4.         By submission, dated 4 September 1992, the State party concedes that the author has exhausted the domestic remedies available to him. It does not raise any objections to the admissibility of the communication.

 

Issues And Proceedings Before The Committee

 

5.1       Before considering any claim contained in a communication, the Human Rights Committee must, in accordance with rule 87 of its rules of procedure, decide whether or not it is admissible under the Optional Protocol to the Covenant.

 

5.2       The Committee has ascertained, as required under article 5, paragraph 2(a), of the Optional Protocol, that the same matter is not being examined under another procedure of international investigation or settlement.

 

5.3       The Committee is satisfied that the communication is admissible under articles 1, 2, or 3 of the Optional Protocol and notes that the State party concedes that domestic remedies have been exhausted.
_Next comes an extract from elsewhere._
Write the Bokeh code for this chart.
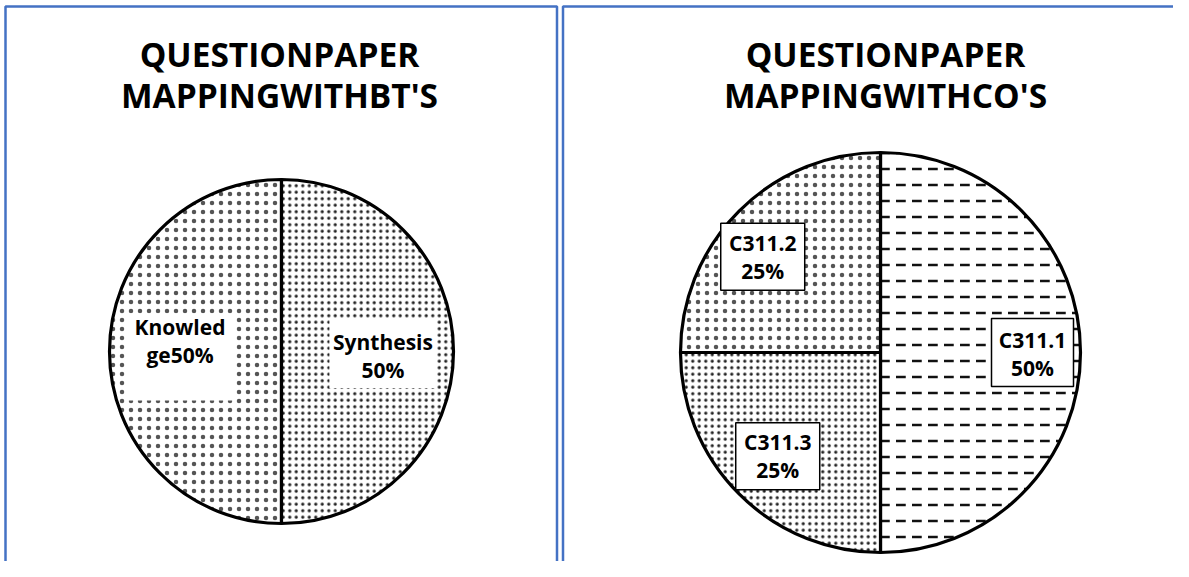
import numpy as np
from bokeh.plotting import figure
from bokeh.models import ColumnDataSource, Range1d
from bokeh.core.properties import value
from bokeh.embed import file_html
from bokeh.resources import INLINE

# ---------------- data ----------------
bt_title = ["QUESTIONPAPER", "MAPPINGWITHBT'S"]
bt_categories = ["Knowledge", "Synthesis"]
bt_values = [50, 50]

co_title = ["QUESTIONPAPER", "MAPPINGWITHCO'S"]
co_categories = ["C311.1", "C311.2", "C311.3"]
co_values = [50, 25, 25]

# ---------------- layout ----------------
W, H = 1173, 561


def sy(y):
    """screen y (pixels from top) -> data y"""
    return H - y


p = figure(width=W, height=H, x_range=Range1d(0, W), y_range=Range1d(0, H),
           output_backend="svg", toolbar_location=None, x_axis_type=None, y_axis_type=None,
           min_border=0)
p.outline_line_color = None
p.background_fill_color = "white"
p.border_fill_color = "white"

# panel borders
p.quad(left=[5, 562.5], right=[556.5, 1260], top=[sy(6), sy(6)], bottom=[sy(640), sy(640)],
       fill_color=None, line_color="#4472C4", line_width=2.5)

FONT = value("Open Sans")


def title(lines, cx):
    p.text(x=[cx, cx], y=[sy(53), sy(94.5)], text=lines, text_font=FONT, text_font_style="bold",
           text_font_size="33.5px", text_align="center", text_baseline="middle", text_color="black")


def pie(cx, cy, r, values, start_deg, patterns, scales, weights, colors):
    vals = np.array(values, dtype=float)
    frac = vals / vals.sum()
    ends = np.deg2rad(start_deg) + 2 * np.pi * np.cumsum(frac)
    starts = ends - 2 * np.pi * frac
    src = ColumnDataSource(dict(start=starts, end=ends, hatch=patterns, scale=scales,
                                weight=weights, hcolor=colors))
    p.wedge(x=cx, y=sy(cy), radius=r, start_angle="start", end_angle="end", source=src,
            fill_color="white", line_color="black", line_width=3.2,
            hatch_pattern="hatch", hatch_scale="scale", hatch_weight="weight", hatch_color="hcolor")
    return frac, (starts + ends) / 2


def labels(cx, cy, r, mids, lr, offs, texts, box_w, box_h, box_dy, box_line):
    lx = cx + lr * r * np.cos(mids) + np.array([o[0] for o in offs])
    ly = cy - lr * r * np.sin(mids) + np.array([o[1] for o in offs])
    p.rect(x=lx, y=[sy(v + d) for v, d in zip(ly, box_dy)], width=box_w, height=box_h,
           fill_color="white", line_color=box_line, line_width=1.5)
    p.text(x=lx, y=[sy(v) for v in ly], text=texts, text_font=FONT, text_font_style="bold",
           text_font_size="21px", text_align="center", text_baseline="middle",
           text_line_height=1.0, text_color="black")


# ---- left chart (BT's) ----
title(bt_title, 279)
bt_cx, bt_cy, bt_r = 281, 351, 172
bt_frac, bt_mid = pie(bt_cx, bt_cy, bt_r, bt_values, 90, ["dot", "dot"], [9, 6.5], [0.6, 1.1],
                      ["#555555", "#222222"])
bt_pct = [int(round(f * 100)) for f in bt_frac]
bt_text = [f"Knowled\nge{bt_pct[0]}%", f"{bt_categories[1]}\n{bt_pct[1]}%"]
labels(bt_cx, bt_cy, bt_r, bt_mid, 0.59, [(0, -11), (0, 4)], bt_text,
       [106, 107], [87, 70], [16.5, -2.5], None)

# ---- right chart (CO's) ----
title(co_title, 885)
co_cx, co_cy, co_r = 880, 352, 200
co_frac, co_mid = pie(co_cx, co_cy, co_r, co_values, -90, ["horizontal_dash", "dot", "dot"],
                      [16, 9, 6.5], [2.5, 0.6, 1.1], ["#111111", "#555555", "#222222"])
co_pct = [int(round(f * 100)) for f in co_frac]
co_text = [f"{c}\n{v}%" for c, v in zip(co_categories, co_pct)]
labels(co_cx, co_cy, co_r, co_mid, 0.755, [(1, 1), (-11, 11), (4, -3)], co_text,
       [82, 84, 84], [68, 67, 67], [-1, 0, 0], "black")

open("out.html", "w").write(file_html(p, INLINE))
Accordingly, on the basis of the information before it, the Committee concludes that the communication is admissible and that it may raise issues under article 26 of the Covenant that need to be examined on the merits.

 

6.         The Human Rights Committee therefore decides:

 

(a)        That the communication is admissible inasmuch as it may raise issues under article 26 of the Covenant;

 

(b)       That, in accordance with article 4, paragraph 2, of the Optional Protocol, the State party shall be requested to submit to the Committee, within six months of the date of transmittal to it of this decision, written explanations or statements clarifying the matter and the measures, if any, that may have been taken by it;

 

 (c)       That any explanations or statements received by the State party shall be communicated to the author and his counsel, with the request that any comments that they may wish to submit thereon should reach the Committee, care of the Centre for Human Rights, United Nations Office at Geneva, within six weeks of the date of the transmittal;

 

(d)       That this decision shall be communicated to the State party, to the author and to his counsel.